Na początku tego tygodnia Google wprowadziło zestaw nowych funkcji wyszukiwania, które mają obejmować gwarancję ceny przelotu, o ile zaklepiesz go za pośrednictwem Google Flights. Póki co system testowany jest w Ameryce, ale miejmy nadzieję, że wkrótce rozwiązanie upowszechni się w Europie.
Program pilotażowy Google dotyczący ustalania cen biletów wydaje się oferować konsumentom nowe rozwiązanie, dzięki któremu nie musimy nieustannie szukać promocji cenowych w tym samym miejscu dzień po dniu. Aby zrobić nam dobrze, Google mówi , że jeśli cena spadnie po dokonaniu rezerwacji, zwróci różnicę za pośrednictwem Google Pay.
Jak wszędzie, tak i w tym przypadku jest haczyk, na który warto zwrócić uwagę. Po pierwsze różnica w cenie musi przekraczać pięć dolarów, a łączna suma promek na dany rok wynosi 500 dolarów. No i oczywiście póki co musimy mieszkać w USA oraz istnieć w systemie, czyli nie tylko mieć tam adres, ale mieć hamerykański numer telefonu oraz tamtejsze konto Google.

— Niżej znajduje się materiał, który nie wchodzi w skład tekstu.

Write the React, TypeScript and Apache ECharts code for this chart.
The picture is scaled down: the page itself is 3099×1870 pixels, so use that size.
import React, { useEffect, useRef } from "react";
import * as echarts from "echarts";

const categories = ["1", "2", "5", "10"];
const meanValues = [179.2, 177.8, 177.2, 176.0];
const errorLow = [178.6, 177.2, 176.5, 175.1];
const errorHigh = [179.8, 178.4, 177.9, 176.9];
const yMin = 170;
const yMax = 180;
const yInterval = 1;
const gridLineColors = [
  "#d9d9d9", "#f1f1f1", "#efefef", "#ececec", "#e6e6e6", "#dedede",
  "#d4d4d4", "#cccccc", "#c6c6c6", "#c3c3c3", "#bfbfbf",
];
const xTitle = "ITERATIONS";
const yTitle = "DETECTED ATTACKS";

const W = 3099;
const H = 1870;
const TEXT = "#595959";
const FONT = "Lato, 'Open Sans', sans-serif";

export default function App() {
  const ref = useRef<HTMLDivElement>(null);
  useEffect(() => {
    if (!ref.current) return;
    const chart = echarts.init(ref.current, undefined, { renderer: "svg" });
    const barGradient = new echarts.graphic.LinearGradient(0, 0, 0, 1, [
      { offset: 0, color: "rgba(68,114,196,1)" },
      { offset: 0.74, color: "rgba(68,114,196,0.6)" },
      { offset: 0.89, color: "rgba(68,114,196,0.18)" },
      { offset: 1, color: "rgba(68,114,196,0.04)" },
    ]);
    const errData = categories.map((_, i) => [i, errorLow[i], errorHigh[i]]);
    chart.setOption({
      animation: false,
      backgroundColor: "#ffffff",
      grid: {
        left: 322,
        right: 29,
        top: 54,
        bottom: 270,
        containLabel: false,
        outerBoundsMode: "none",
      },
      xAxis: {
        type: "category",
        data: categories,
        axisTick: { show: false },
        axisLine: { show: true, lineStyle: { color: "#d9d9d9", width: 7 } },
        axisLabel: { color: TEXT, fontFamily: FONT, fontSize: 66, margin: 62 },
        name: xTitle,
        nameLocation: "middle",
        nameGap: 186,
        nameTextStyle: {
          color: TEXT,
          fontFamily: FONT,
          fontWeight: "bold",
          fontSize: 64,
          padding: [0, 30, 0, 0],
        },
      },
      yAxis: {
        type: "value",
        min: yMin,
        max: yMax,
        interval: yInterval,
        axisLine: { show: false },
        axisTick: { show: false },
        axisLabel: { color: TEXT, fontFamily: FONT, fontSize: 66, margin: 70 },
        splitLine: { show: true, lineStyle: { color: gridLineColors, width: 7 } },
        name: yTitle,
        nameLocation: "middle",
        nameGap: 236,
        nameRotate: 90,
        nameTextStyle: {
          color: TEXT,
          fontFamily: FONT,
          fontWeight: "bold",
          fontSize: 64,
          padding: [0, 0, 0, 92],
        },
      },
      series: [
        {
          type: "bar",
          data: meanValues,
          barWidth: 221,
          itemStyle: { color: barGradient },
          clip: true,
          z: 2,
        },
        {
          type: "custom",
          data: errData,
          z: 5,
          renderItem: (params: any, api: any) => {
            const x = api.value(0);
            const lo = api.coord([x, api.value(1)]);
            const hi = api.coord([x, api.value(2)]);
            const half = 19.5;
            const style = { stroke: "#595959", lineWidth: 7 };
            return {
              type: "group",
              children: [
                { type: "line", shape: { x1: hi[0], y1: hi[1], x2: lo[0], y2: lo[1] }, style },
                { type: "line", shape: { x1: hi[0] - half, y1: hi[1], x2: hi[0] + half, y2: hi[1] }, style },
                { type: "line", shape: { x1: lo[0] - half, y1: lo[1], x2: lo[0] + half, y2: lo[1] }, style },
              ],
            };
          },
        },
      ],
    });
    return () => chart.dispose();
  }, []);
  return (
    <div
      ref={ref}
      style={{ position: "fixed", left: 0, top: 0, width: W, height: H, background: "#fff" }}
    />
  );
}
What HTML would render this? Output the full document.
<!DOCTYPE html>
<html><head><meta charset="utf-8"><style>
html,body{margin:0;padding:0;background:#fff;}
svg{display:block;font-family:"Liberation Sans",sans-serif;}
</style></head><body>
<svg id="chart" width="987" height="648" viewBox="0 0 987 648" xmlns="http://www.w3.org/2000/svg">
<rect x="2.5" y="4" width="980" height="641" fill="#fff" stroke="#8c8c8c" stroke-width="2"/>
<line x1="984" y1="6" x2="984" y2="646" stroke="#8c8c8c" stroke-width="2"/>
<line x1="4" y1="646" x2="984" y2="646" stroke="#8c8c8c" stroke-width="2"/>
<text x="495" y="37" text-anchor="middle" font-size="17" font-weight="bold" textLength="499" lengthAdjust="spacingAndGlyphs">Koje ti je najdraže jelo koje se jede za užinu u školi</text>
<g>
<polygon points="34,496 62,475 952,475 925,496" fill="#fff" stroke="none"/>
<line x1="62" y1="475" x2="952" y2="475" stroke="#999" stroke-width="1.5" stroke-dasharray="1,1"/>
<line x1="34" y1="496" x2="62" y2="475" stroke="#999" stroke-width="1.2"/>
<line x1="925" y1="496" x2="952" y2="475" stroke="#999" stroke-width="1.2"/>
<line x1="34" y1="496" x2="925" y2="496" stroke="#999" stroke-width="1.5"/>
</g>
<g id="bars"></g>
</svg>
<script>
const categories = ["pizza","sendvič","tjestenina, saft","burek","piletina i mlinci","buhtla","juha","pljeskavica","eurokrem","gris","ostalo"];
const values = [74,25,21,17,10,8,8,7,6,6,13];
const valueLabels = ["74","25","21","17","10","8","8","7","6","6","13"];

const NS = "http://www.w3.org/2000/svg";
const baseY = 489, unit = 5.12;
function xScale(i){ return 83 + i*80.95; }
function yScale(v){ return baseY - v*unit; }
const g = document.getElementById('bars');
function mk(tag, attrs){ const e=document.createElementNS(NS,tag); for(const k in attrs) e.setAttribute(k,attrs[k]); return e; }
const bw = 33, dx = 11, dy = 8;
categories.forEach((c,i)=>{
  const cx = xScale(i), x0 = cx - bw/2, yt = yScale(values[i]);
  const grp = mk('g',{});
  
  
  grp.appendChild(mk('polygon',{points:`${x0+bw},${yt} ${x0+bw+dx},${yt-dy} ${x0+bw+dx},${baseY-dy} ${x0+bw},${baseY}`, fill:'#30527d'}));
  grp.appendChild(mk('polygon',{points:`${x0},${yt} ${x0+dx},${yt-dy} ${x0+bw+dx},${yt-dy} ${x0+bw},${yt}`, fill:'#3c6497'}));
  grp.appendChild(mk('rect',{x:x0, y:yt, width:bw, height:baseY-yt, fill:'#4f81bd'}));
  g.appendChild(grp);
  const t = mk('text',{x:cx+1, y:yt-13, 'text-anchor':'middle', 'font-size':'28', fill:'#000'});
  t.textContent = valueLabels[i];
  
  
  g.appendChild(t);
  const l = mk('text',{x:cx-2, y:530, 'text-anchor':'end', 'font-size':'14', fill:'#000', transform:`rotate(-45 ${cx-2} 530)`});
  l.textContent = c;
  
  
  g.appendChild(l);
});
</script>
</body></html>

Według The Washington Post „linie lotnicze muszą współpracować z Google, aby uczestniczyć w programie Book on Google – i przede wszystkim pojawiać się w Google Flights”, dlatego możliwe jest, że użytkownicy nadal będą musieli przeprowadzić niezależne wyszukiwanie oferowanych biletów przez linie lotnicze poza partnerstwami. A ponieważ jest to tylko program pilotażowy, funkcja sama w sobie może ulec zmianie.
„Na razie Alaska, Hawaiian i Spirit Airlines są głównymi partnerami Book on Google, więc prawdopodobnie będą mieli najbardziej gwarantowaną cenę w fazie pilotażowej” – donosi USA Today . „Ale przedstawiciele Google powiedzieli, że mają nadzieję wkrótce rozszerzyć program na więcej operatorów”.
The Verge zauważył, że gwarancje cenowe nie są niczym nowym w przestrzeni podróżniczej. Na przykład „ Priceline i Orbitz obiecują częściowy zwrot pieniędzy w pewnych okolicznościach, podobnie jak niektóre poszczególne linie lotnicze ”.